=== AVAILABLE DATA ===
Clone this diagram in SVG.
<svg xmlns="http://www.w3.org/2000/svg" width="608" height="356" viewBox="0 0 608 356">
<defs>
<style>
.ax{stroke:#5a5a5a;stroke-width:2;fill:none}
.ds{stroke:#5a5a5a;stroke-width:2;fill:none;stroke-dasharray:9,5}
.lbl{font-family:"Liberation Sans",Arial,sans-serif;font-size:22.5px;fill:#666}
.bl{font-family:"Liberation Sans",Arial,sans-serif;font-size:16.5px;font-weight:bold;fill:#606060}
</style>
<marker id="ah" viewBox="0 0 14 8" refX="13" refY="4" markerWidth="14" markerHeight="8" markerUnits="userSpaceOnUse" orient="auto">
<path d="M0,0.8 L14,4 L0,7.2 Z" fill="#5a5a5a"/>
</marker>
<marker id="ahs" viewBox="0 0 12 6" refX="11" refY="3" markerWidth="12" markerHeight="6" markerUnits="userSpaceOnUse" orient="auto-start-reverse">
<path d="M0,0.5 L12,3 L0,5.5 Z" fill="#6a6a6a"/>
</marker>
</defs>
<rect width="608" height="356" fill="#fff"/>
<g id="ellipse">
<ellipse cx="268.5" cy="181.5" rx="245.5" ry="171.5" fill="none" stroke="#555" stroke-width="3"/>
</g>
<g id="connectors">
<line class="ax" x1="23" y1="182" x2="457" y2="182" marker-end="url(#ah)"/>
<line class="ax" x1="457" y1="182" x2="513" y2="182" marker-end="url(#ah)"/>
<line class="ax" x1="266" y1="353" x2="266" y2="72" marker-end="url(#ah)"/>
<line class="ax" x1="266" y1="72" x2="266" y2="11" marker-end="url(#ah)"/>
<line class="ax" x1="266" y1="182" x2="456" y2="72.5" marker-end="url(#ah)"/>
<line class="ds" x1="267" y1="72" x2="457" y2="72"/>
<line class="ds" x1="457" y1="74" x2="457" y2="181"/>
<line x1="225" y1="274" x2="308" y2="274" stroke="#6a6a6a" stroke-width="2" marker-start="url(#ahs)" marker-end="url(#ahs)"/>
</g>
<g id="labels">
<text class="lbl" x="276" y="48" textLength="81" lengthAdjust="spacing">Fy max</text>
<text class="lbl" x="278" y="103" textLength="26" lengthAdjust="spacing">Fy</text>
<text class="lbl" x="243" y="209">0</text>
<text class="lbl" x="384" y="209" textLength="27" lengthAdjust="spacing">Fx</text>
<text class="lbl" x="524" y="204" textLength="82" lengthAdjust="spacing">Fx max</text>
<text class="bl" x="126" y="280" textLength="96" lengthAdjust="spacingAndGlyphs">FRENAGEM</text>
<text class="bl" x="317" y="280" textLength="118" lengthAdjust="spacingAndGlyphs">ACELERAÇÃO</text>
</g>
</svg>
* * *
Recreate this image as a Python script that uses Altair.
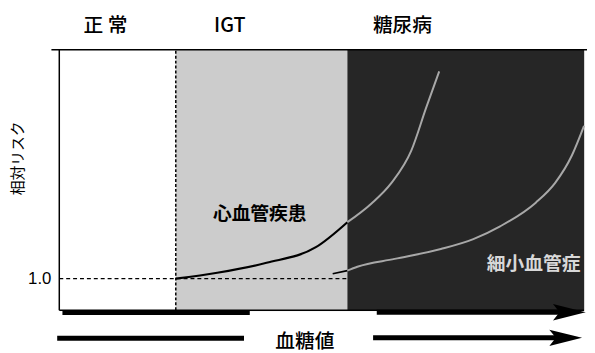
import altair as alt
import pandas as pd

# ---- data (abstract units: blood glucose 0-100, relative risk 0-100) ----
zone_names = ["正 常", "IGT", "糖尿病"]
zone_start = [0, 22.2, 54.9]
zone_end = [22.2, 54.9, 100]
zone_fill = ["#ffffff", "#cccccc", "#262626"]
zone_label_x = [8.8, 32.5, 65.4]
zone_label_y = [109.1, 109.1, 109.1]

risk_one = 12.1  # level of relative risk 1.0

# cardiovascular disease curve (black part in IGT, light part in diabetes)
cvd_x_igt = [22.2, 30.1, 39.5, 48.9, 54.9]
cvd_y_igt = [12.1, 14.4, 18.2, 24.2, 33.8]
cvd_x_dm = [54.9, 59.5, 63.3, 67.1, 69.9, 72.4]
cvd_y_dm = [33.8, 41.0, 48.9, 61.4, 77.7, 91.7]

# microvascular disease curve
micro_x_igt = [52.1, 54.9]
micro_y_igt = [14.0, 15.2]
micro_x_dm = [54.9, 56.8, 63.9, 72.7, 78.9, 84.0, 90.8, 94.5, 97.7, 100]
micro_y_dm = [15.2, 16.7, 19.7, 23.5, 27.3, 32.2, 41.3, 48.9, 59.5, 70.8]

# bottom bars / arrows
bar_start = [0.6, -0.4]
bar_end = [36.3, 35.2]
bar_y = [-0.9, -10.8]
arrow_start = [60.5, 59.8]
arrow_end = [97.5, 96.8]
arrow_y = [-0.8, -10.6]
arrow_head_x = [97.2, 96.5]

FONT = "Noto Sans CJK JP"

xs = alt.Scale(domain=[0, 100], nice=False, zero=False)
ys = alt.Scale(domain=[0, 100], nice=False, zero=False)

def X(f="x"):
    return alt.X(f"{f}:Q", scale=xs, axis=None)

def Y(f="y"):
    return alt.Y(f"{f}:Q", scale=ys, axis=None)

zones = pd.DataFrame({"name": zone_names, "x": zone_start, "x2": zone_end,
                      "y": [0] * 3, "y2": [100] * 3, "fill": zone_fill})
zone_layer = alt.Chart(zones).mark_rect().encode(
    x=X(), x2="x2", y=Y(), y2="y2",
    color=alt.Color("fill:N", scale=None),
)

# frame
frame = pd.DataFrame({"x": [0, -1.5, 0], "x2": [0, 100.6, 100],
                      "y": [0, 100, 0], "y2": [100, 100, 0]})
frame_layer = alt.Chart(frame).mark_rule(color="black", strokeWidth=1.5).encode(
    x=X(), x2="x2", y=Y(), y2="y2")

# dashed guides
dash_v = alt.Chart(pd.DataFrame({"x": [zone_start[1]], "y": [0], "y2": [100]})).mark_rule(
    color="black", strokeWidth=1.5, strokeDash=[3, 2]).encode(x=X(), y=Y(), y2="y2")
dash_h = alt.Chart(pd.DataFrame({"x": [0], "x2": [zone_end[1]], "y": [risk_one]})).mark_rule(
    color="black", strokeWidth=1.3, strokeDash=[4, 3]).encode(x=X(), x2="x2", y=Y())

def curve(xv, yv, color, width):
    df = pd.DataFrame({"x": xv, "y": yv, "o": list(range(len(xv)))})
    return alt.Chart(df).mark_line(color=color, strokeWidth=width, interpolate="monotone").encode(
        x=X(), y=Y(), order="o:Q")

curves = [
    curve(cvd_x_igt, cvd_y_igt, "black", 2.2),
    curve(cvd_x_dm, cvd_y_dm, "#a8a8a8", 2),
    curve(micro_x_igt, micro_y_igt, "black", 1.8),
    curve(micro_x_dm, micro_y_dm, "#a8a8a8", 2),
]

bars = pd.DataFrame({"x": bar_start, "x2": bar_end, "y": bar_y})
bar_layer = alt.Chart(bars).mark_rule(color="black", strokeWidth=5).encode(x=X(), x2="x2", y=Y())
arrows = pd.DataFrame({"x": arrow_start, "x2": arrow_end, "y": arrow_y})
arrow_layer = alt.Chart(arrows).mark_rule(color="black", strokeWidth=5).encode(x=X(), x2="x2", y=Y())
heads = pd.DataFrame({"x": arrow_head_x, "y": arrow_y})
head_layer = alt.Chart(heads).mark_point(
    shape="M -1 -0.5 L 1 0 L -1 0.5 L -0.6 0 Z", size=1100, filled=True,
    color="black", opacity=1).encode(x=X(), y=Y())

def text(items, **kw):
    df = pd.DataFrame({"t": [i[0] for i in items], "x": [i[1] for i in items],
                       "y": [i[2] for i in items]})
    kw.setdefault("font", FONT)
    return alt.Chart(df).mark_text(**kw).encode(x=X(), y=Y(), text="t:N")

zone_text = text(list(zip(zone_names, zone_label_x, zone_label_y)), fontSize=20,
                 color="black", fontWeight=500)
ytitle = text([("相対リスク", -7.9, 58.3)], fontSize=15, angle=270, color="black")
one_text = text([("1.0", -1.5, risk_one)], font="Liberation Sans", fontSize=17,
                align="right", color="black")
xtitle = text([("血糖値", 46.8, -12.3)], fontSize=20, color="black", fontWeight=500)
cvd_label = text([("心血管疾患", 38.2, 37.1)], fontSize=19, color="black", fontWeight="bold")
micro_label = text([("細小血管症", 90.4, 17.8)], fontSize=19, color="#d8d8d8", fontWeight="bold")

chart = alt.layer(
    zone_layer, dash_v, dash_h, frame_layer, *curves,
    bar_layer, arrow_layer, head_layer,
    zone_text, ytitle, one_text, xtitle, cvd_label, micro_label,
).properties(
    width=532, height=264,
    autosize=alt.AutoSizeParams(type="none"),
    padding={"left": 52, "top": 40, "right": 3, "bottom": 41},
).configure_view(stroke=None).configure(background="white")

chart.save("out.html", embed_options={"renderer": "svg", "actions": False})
* * *
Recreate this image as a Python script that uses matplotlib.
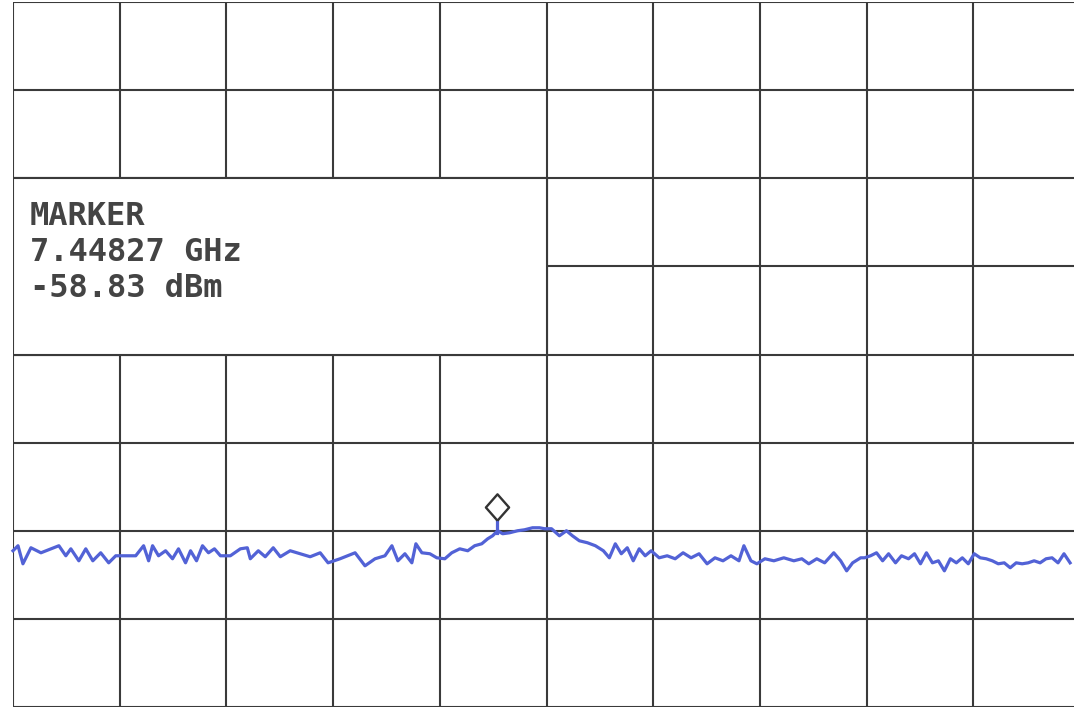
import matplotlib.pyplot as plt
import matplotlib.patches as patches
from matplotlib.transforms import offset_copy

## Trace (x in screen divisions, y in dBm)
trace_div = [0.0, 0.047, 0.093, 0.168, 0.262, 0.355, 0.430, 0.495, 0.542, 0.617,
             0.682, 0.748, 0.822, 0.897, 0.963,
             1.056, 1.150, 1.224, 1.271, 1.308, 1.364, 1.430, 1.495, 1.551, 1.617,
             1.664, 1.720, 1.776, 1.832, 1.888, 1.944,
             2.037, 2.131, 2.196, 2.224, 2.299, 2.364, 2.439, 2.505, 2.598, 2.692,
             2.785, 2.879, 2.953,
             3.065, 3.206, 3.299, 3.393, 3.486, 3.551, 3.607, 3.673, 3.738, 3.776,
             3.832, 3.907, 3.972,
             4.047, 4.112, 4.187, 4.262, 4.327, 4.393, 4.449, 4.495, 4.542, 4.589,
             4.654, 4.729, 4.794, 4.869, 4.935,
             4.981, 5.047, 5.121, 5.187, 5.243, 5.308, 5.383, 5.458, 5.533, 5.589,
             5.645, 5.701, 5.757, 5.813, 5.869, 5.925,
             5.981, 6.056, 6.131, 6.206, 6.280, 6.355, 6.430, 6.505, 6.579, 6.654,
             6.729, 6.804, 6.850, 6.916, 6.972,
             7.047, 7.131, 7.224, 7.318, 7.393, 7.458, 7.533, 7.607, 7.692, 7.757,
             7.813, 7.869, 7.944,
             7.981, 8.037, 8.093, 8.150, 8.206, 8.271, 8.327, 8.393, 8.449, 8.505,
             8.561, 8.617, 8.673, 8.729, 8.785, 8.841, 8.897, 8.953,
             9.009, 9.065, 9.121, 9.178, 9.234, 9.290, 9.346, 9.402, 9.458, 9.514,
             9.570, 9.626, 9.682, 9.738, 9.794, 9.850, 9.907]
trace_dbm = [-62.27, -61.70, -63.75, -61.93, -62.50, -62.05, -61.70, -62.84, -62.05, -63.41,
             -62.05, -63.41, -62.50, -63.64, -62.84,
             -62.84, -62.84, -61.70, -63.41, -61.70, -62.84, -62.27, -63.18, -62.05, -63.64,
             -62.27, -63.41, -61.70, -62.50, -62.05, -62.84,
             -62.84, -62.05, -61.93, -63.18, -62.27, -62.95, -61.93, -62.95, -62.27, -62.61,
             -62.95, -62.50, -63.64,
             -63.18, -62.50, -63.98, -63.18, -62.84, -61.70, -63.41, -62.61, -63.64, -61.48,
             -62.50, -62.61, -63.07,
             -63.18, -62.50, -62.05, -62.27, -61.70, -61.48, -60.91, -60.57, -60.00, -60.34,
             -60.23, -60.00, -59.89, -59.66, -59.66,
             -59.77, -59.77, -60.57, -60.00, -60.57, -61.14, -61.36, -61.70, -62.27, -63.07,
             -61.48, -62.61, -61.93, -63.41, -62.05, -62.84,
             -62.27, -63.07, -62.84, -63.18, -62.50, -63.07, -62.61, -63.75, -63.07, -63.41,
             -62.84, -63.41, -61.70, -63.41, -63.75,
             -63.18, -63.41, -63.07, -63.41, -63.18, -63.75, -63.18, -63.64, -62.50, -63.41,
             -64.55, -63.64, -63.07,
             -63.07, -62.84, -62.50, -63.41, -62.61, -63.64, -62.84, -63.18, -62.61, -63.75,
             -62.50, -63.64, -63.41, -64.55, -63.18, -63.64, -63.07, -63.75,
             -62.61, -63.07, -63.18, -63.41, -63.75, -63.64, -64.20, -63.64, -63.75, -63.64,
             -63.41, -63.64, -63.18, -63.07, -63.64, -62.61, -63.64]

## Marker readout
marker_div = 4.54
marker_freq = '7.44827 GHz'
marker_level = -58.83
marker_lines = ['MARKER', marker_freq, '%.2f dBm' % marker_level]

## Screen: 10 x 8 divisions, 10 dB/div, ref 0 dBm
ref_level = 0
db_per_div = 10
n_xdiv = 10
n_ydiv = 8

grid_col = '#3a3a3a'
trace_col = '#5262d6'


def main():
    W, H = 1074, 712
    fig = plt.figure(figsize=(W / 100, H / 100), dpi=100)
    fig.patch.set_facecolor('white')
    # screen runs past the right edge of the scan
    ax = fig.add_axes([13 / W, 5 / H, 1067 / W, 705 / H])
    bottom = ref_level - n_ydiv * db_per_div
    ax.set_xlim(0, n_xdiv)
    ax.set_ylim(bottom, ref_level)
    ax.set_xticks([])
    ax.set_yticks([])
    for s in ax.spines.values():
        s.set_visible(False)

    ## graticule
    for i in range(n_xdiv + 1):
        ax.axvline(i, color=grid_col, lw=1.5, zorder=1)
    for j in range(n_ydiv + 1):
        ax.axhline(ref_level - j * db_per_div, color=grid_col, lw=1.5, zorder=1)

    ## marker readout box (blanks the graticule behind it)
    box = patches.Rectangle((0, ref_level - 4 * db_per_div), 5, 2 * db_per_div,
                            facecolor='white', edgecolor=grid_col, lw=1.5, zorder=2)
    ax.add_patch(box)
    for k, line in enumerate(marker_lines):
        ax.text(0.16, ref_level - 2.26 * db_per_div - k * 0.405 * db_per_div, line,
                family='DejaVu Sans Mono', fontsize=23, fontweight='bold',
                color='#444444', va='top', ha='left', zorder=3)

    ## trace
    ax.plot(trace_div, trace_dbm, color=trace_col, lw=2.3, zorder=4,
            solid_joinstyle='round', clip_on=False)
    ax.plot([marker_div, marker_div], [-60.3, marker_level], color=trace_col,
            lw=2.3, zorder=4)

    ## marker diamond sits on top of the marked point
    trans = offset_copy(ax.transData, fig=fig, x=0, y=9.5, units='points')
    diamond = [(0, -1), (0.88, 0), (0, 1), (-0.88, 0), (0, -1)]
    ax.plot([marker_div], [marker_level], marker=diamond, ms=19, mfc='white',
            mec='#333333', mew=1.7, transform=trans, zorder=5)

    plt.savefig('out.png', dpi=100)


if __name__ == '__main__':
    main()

=== WHAT IS NEEDED ===
Find how many lines in the listing hold "matplotlib", and reply with that number only.

=== SOLUTION BELOW ===
4